Ringfort (Rath), Carrow, Co. Tipperary
Co. Tipperary |
Ringforts
On the south-western slope of a small hillock in the uplands of County Tipperary, a near-perfect circle of raised earth marks the edge of a world that is roughly a thousand years old, or more.
Ringforts, known in Irish as raths when built primarily of earthwork, were the enclosed farmsteads of early medieval Ireland, typically dating from around the sixth to the twelfth centuries. Thousands survive across the country in varying states of preservation, yet each one still carries that particular quality of a boundary deliberately drawn, a decision made long ago about where the domestic ended and the open land began.
This example at Carrow measures 35.5 metres across from north to south, a modest but coherent enclosure defined by a bank of earth and stone roughly 2.3 metres wide.
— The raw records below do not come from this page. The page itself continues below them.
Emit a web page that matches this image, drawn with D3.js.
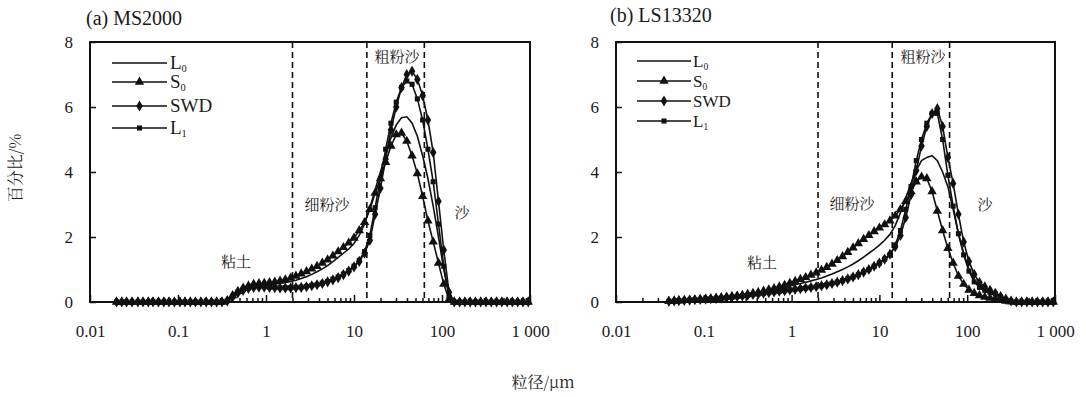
<!DOCTYPE html>
<html>
<head>
<meta charset="utf-8">
<script src="https://cdn.jsdelivr.net/npm/d3@7"></script>
<style>
  body { margin: 0; background: #fff; }
  svg text { font-family: "Liberation Serif", "Times New Roman", serif; fill: #1a1a1a; }
  svg text.cjk { font-family: "Noto Serif CJK SC", "Noto Sans CJK SC", sans-serif; }
</style>
</head>
<body>
<svg id="chart" width="1086" height="397"></svg>
<script>
// particle size classes (um)
const sizesA = [0.020, 0.023, 0.026, 0.030, 0.035, 0.040, 0.046, 0.052, 0.060, 0.069,
  0.079, 0.091, 0.105, 0.120, 0.138, 0.158, 0.182, 0.209, 0.240, 0.275,
  0.316, 0.363, 0.417, 0.479, 0.550, 0.631, 0.724, 0.832, 0.955, 1.096,
  1.259, 1.445, 1.660, 1.905, 2.188, 2.512, 2.884, 3.311, 3.802, 4.365,
  5.012, 5.754, 6.607, 7.586, 8.710, 10.00, 11.48, 13.18, 15.14, 17.38,
  19.95, 22.91, 26.30, 30.20, 34.67, 39.81, 45.71, 52.48, 60.26, 69.18,
  79.43, 91.20, 104.7, 120.2, 138.0, 158.5, 182.0, 208.9, 239.9, 275.4,
  316.2, 363.1, 416.9, 478.6, 549.5, 631.0, 724.4, 831.8, 955.0];

// (a) MS2000, percent per class
const l0A = [0, 0, 0, 0, 0, 0, 0, 0, 0, 0, 0, 0, 0, 0, 0, 0, 0, 0, 0, 0, 0,
  0.05, 0.2, 0.32, 0.41, 0.48, 0.52, 0.54, 0.55, 0.56, 0.57, 0.58, 0.6, 0.63, 0.67, 0.72,
  0.78, 0.85, 0.93, 1.02, 1.12, 1.24, 1.37, 1.5, 1.63, 1.8, 2.05, 2.4, 2.9, 3.45, 4.0,
  4.55, 5.05, 5.45, 5.67, 5.7, 5.5, 5.1, 4.5, 3.8, 2.95, 2.0, 1.0, 0.2,
  0, 0, 0, 0, 0, 0, 0, 0, 0, 0, 0, 0, 0, 0, 0];
const s0A = [0, 0, 0, 0, 0, 0, 0, 0, 0, 0, 0, 0, 0, 0, 0, 0, 0, 0, 0, 0, 0,
  0.05, 0.2, 0.33, 0.43, 0.5, 0.55, 0.57, 0.58, 0.6, 0.62, 0.65, 0.69, 0.74, 0.8, 0.87,
  0.94, 1.02, 1.1, 1.2, 1.3, 1.42, 1.55, 1.68, 1.82, 1.97, 2.2, 2.45, 2.85, 3.35, 3.8,
  4.3, 4.8, 5.15, 5.2, 4.95, 4.5, 3.95, 3.25, 2.5, 1.85, 1.2, 0.55, 0.08,
  0, 0, 0, 0, 0, 0, 0, 0, 0, 0, 0, 0, 0, 0, 0];
const swdA = [0, 0, 0, 0, 0, 0, 0, 0, 0, 0, 0, 0, 0, 0, 0, 0, 0, 0, 0, 0, 0,
  0.03, 0.15, 0.28, 0.36, 0.42, 0.45, 0.46, 0.46, 0.45, 0.44, 0.43, 0.43, 0.43, 0.44, 0.45,
  0.47, 0.5, 0.53, 0.57, 0.62, 0.68, 0.75, 0.84, 0.95, 1.08, 1.25, 1.5, 1.9, 2.7, 3.5,
  4.4, 5.3, 6.0, 6.6, 7.0, 7.1, 6.85, 6.35, 5.6, 4.6, 3.1, 1.6, 0.3,
  0, 0, 0, 0, 0, 0, 0, 0, 0, 0, 0, 0, 0, 0, 0];
const l1A = [0, 0, 0, 0, 0, 0, 0, 0, 0, 0, 0, 0, 0, 0, 0, 0, 0, 0, 0, 0, 0,
  0.04, 0.17, 0.3, 0.38, 0.43, 0.46, 0.47, 0.47, 0.46, 0.45, 0.44, 0.44, 0.44, 0.45, 0.46,
  0.48, 0.51, 0.54, 0.58, 0.63, 0.7, 0.77, 0.86, 0.97, 1.1, 1.28, 1.55, 2.05, 2.9, 3.8,
  4.7, 5.5, 6.15, 6.6, 6.8, 6.7, 6.25, 5.6, 4.7, 3.7, 2.4, 1.1, 0.15,
  0, 0, 0, 0, 0, 0, 0, 0, 0, 0, 0, 0, 0, 0, 0];

// (b) LS13320
const sizesB = [0.040, 0.046, 0.052, 0.060, 0.069,
  0.079, 0.091, 0.105, 0.120, 0.138, 0.158, 0.182, 0.209, 0.240, 0.275,
  0.316, 0.363, 0.417, 0.479, 0.550, 0.631, 0.724, 0.832, 0.955, 1.096,
  1.259, 1.445, 1.660, 1.905, 2.188, 2.512, 2.884, 3.311, 3.802, 4.365,
  5.012, 5.754, 6.607, 7.586, 8.710, 10.00, 11.48, 13.18, 15.14, 17.38,
  19.95, 22.91, 26.30, 30.20, 34.67, 39.81, 45.71, 52.48, 60.26, 69.18,
  79.43, 91.20, 104.7, 120.2, 138.0, 158.5, 182.0, 208.9, 239.9, 275.4,
  316.2, 363.1, 416.9, 478.6, 549.5, 631.0, 724.4, 831.8, 955.0];
const l0B = [0.02, 0.03, 0.04, 0.05, 0.06, 0.07, 0.08, 0.09, 0.1, 0.11,
  0.13, 0.14, 0.16, 0.18, 0.2, 0.22, 0.25, 0.28, 0.31, 0.34,
  0.37, 0.41, 0.45, 0.49, 0.53, 0.57, 0.61, 0.65, 0.69, 0.74,
  0.8, 0.86, 0.93, 1.0, 1.08, 1.17, 1.27, 1.38, 1.5, 1.62,
  1.75, 1.9, 2.08, 2.35, 2.75, 3.2, 3.65, 4.05, 4.35, 4.45,
  4.5, 4.35, 4.0, 3.55, 2.85, 2.1, 1.5, 1.0, 0.65, 0.45,
  0.33, 0.26, 0.22, 0.15, 0.07, 0.02, 0, 0, 0, 0, 0, 0, 0, 0];
const s0B = [0.02, 0.03, 0.04, 0.05, 0.06, 0.07, 0.08, 0.09, 0.1, 0.12,
  0.13, 0.15, 0.17, 0.19, 0.21, 0.24, 0.27, 0.3, 0.34, 0.38,
  0.42, 0.47, 0.52, 0.58, 0.64, 0.7, 0.76, 0.83, 0.9, 0.98,
  1.07, 1.17, 1.28, 1.4, 1.53, 1.67, 1.8, 1.93, 2.05, 2.17,
  2.28, 2.38, 2.5, 2.65, 2.85, 3.1, 3.4, 3.7, 3.85, 3.8,
  3.4, 2.8, 2.2, 1.65, 1.2, 0.8, 0.55, 0.37, 0.27, 0.2,
  0.15, 0.12, 0.1, 0.06, 0.03, 0.01, 0, 0, 0, 0, 0, 0, 0, 0];
const swdB = [0.02, 0.03, 0.04, 0.05, 0.06, 0.07, 0.08, 0.09, 0.1, 0.11,
  0.12, 0.14, 0.15, 0.17, 0.19, 0.21, 0.23, 0.25, 0.27, 0.29,
  0.31, 0.33, 0.35, 0.37, 0.39, 0.41, 0.43, 0.45, 0.47, 0.5,
  0.53, 0.57, 0.61, 0.66, 0.71, 0.77, 0.84, 0.92, 1.0, 1.1,
  1.2, 1.32, 1.47, 1.7, 2.05, 2.6, 3.3, 4.05, 4.8, 5.4,
  5.8, 5.95, 5.4, 4.45, 3.65, 2.7, 1.85, 1.25, 0.85, 0.6,
  0.47, 0.36, 0.27, 0.17, 0.09, 0.03, 0, 0, 0, 0, 0, 0, 0, 0];
const l1B = [0.02, 0.03, 0.04, 0.05, 0.06, 0.07, 0.08, 0.09, 0.1, 0.11,
  0.12, 0.14, 0.15, 0.17, 0.19, 0.21, 0.23, 0.25, 0.27, 0.29,
  0.31, 0.33, 0.35, 0.37, 0.39, 0.41, 0.43, 0.45, 0.47, 0.5,
  0.53, 0.57, 0.61, 0.66, 0.71, 0.77, 0.84, 0.92, 1.0, 1.1,
  1.2, 1.32, 1.45, 1.75, 2.2, 2.85, 3.55, 4.35, 5.0, 5.5,
  5.8, 5.8, 5.0, 3.9, 2.95, 2.1, 1.45, 0.95, 0.62, 0.45,
  0.36, 0.3, 0.25, 0.16, 0.07, 0.02, 0, 0, 0, 0, 0, 0, 0, 0];

const seriesNames = ['L', 'S', 'SWD', 'L'];
const seriesSubs = ['0', '0', '', '1'];
const yTicks = [0, 2, 4, 6, 8];
const xTicks = [0.01, 0.1, 1, 10, 100, 1000];
const xTickLabels = ['0.01', '0.1', '1', '10', '100', '1 000'];
const xMinor = [2, 3, 4, 5, 6, 7, 8, 9];
const boundaries = [2, 14, 63];
const zoneNames = ['粘土', '细粉沙', '粗粉沙', '沙'];

const serif = '"Liberation Serif", "Times New Roman", serif';
const svg = d3.select('#chart');
const plotTop = 42, plotBottom = 302;

const panels = [
  {
    title: '(a) MS2000', titleX: 86, titleY: 25, x0: 90, x1: 530,
    sizes: sizesA, data: [l0A, s0A, swdA, l1A],
    legend: { x0: 112, x1: 167, tx: 170, rows: [63, 82, 106, 128], fs: 19 },
    zones: [[236, 262], [327, 205], [397, 57], [462, 213]]
  },
  {
    title: '(b) LS13320', titleX: 610, titleY: 22, x0: 616, x1: 1055,
    sizes: sizesB, data: [l0B, s0B, swdB, l1B],
    legend: { x0: 637, x1: 691, tx: 693, rows: [61, 81, 101, 121], fs: 17 },
    zones: [[762, 263], [852, 204], [923, 57], [985, 205]]
  }
];

const markers = [null, d3.symbolTriangle, d3.symbolDiamond, d3.symbolSquare];
const markerSize = [0, 38, 36, 26];

function styleAxis(a) {
  a.attr('font-family', serif).style('font-family', serif);
  a.select('.domain').remove();
  a.selectAll('line').attr('stroke', '#111').attr('stroke-width', 1.5);
  a.selectAll('text').attr('font-size', 17).style('font-family', serif).attr('fill', '#1a1a1a');
}

function drawPanel(p) {
  const x = d3.scaleLog().domain([0.01, 1000]).range([p.x0, p.x1]);
  const y = d3.scaleLinear().domain([0, 8]).range([plotBottom, plotTop]);
  const g = svg.append('g');

  // minor ticks
  const minors = [];
  xTicks.slice(0, -1).forEach(d => xMinor.forEach(m => minors.push(d * m)));
  g.append('g')
    .attr('transform', `translate(0,${plotBottom})`)
    .call(d3.axisBottom(x).tickValues(minors).tickSize(-4).tickFormat(''))
    .call(styleAxis);

  g.append('g')
    .attr('transform', `translate(0,${plotBottom})`)
    .call(d3.axisBottom(x).tickValues(xTicks).tickSize(-7).tickPadding(23)
      .tickFormat((d, i) => xTickLabels[i]))
    .call(styleAxis);

  g.append('g')
    .attr('transform', `translate(${p.x0},0)`)
    .call(d3.axisLeft(y).tickValues(yTicks).tickSize(-6).tickPadding(17))
    .call(styleAxis);

  // boundary lines
  g.selectAll('.bound').data(boundaries).join('line')
    .attr('x1', d => x(d)).attr('x2', d => x(d))
    .attr('y1', plotTop).attr('y2', plotBottom)
    .attr('stroke', '#111').attr('stroke-width', 1.6)
    .attr('stroke-dasharray', '6,4');

  // frame
  g.append('rect')
    .attr('x', p.x0).attr('y', plotTop)
    .attr('width', p.x1 - p.x0).attr('height', plotBottom - plotTop)
    .attr('fill', 'none').attr('stroke', '#111').attr('stroke-width', 2);

  const line = d3.line()
    .x((d, i) => x(p.sizes[i]))
    .y(d => y(d));

  p.data.forEach((vals, k) => {
    g.append('path')
      .datum(vals)
      .attr('fill', 'none')
      .attr('stroke', '#111')
      .attr('stroke-width', 1.6)
      .attr('d', line);
    if (markers[k]) {
      g.append('g').selectAll('path').data(vals).join('path')
        .attr('transform', (d, i) => `translate(${x(p.sizes[i])},${y(d)})`)
        .attr('d', d3.symbol().type(markers[k]).size(markerSize[k]))
        .attr('fill', '#111');
    }
  });

  // zone labels
  g.selectAll('.zone').data(zoneNames).join('text')
    .attr('class', 'cjk')
    .attr('x', (d, i) => p.zones[i][0])
    .attr('y', (d, i) => p.zones[i][1])
    .attr('dy', '0.35em')
    .attr('text-anchor', 'middle')
    .attr('font-size', 15)
    .text(d => d);

  // legend
  const lg = p.legend;
  seriesNames.forEach((name, k) => {
    const ry = lg.rows[k];
    g.append('line')
      .attr('x1', lg.x0).attr('x2', lg.x1).attr('y1', ry).attr('y2', ry)
      .attr('stroke', '#111').attr('stroke-width', 1.5);
    if (markers[k]) {
      g.append('path')
        .attr('transform', `translate(${(lg.x0 + lg.x1) / 2},${ry})`)
        .attr('d', d3.symbol().type(markers[k]).size(markerSize[k]))
        .attr('fill', '#111');
    }
    const t = g.append('text')
      .attr('x', lg.tx).attr('y', ry + lg.fs * 0.33)
      .attr('font-size', lg.fs)
      .text(name);
    if (seriesSubs[k]) {
      t.append('tspan').attr('font-size', lg.fs * 0.55).attr('dy', 3).text(seriesSubs[k]);
    }
  });

  svg.append('text')
    .attr('x', p.titleX).attr('y', p.titleY)
    .attr('font-size', 20)
    .text(p.title);
}

panels.forEach(drawPanel);

svg.append('text')
  .attr('class', 'cjk')
  .attr('transform', 'translate(21,168) rotate(-90)')
  .attr('text-anchor', 'middle')
  .attr('font-size', 16)
  .text('百分比/%');

svg.append('text')
  .attr('class', 'cjk')
  .attr('x', 543).attr('y', 388)
  .attr('text-anchor', 'middle')
  .attr('font-size', 16)
  .text('粒径/μm');
</script>
</body>
</html>
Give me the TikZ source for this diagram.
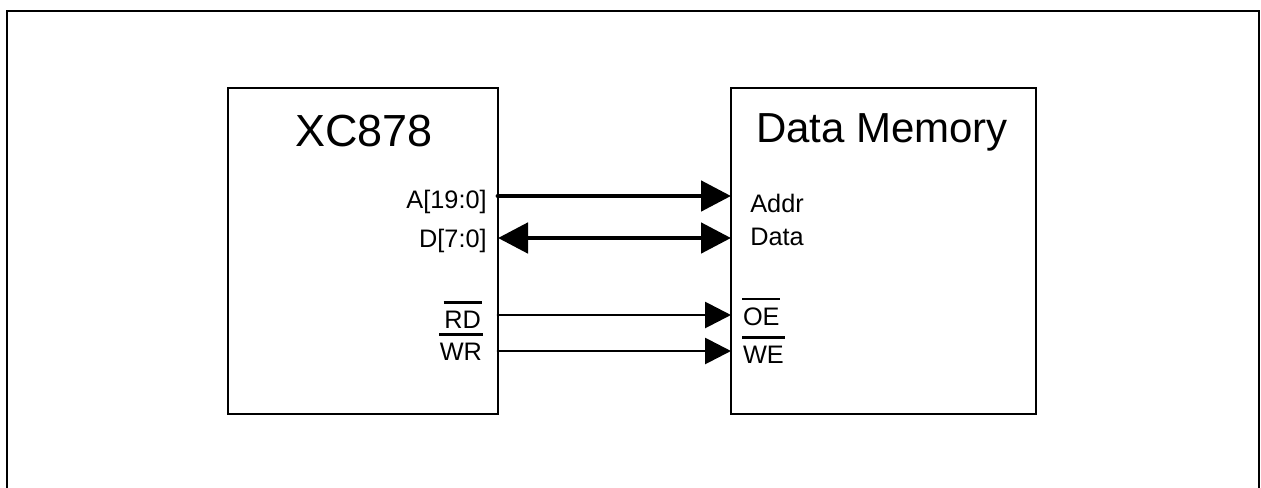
\documentclass[tikz,border=0pt]{standalone}
\usepackage{fontspec}
\setmainfont{Liberation Sans}
\usepackage{xcolor}
\usepackage{tikz, tkz-euclide}
\usetikzlibrary{calc,arrows.meta}
\newcommand\negsig[1]{\vbox{\hrule height 1.2pt\kern4pt\hbox{\kern0.4pt#1\kern0.4pt}}}

\begin{document}
\begin{tikzpicture}[x=0.02cm,y=-0.02cm,
    blk/.style={draw, line width=1.6pt},
    busarr/.style={line width=2.8pt, -{Triangle[length=0.6cm,width=0.6cm]}},
    busboth/.style={line width=2.8pt, {Triangle[length=0.6cm,width=0.6cm]}-{Triangle[length=0.6cm,width=0.6cm]}},
    sigarr/.style={line width=1.6pt, -{Triangle[length=0.52cm,width=0.52cm]}},
    lbl/.style={inner sep=0pt, font=\fontsize{14.4}{17}\selectfont},
    ttl/.style={inner sep=0pt, font=\fontsize{25.6}{30}\selectfont}]
      \useasboundingbox (0,0) rectangle (1261,487);%

      % frame, open at the bottom
      \tkzDefPoint(7,500){F_1} \tkzDefPoint(7,11){F_2}%
      \tkzDefPoint(1259,11){F_3} \tkzDefPoint(1259,500){F_4}%
      \draw[blk] (F_1) -- (F_2) -- (F_3) -- (F_4);%

      % the two blocks
      \tkzDefPoint(228,88){X_1} \tkzDefPoint(498,414){X_2}%
      \tkzDefPoint(731,88){M_1} \tkzDefPoint(1036,414){M_2}%
      \draw[blk] (X_1) rectangle (X_2);%
      \draw[blk] (M_1) rectangle (M_2);%

      \foreach \s/\y in {A/196, D/238, R/315, W/351} {%
          \tkzDefPoint(498,\y){\s_0} \tkzDefPoint(731,\y){\s_1} }%

      \tkzDrawSegments[busarr](A_0,A_1)%
      \tkzDrawSegments[busboth](D_0,D_1)%
      \tkzDrawSegments[sigarr](R_0,R_1 W_0,W_1)%

      \node[ttl, anchor=base] (xc) at (364,146) {XC878};%
      \node[ttl, anchor=base, font=\fontsize{23.9}{28}\selectfont] (dm) at (882,142) {Data Memory};%

      \node[lbl, anchor=base east] (a-lbl) at (487,208) {A[19:0]};%
      \node[lbl, anchor=base east] (d-lbl) at (487,247) {D[7:0]};%
      \node[lbl, anchor=base east] (rd-lbl) at (482,328) {\negsig{RD}};%
      \node[lbl, anchor=base east] (wr-lbl) at (483,360) {\negsig{WR}};%
      \node[lbl, anchor=base west] (addr-lbl) at (750,212) {Addr};%
      \node[lbl, anchor=base west] (data-lbl) at (750,245) {Data};%
      \node[lbl, anchor=base west] (oe-lbl) at (742,325) {\negsig{OE}};%
      \node[lbl, anchor=base west] (we-lbl) at (742,363) {\negsig{WE}};%
    \end{tikzpicture}
\end{document}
Internally the bank rises only about 30 centimetres above the enclosed ground surface, but externally it stands closer to 80 centimetres, giving the structure its characteristic raised silhouette when seen from outside. A fosse, the shallow defensive ditch that would originally have run around the outer edge of the bank, is still faintly visible on the northern side, though it has not survived elsewhere around the circuit. At the south-east, a gap 7.6 metres wide marks what was once the entrance, though it has been damaged over time. A modern field fence cuts across the bank at the north, the kind of quiet agricultural intrusion that slowly reworks these sites over generations without ever quite erasing them.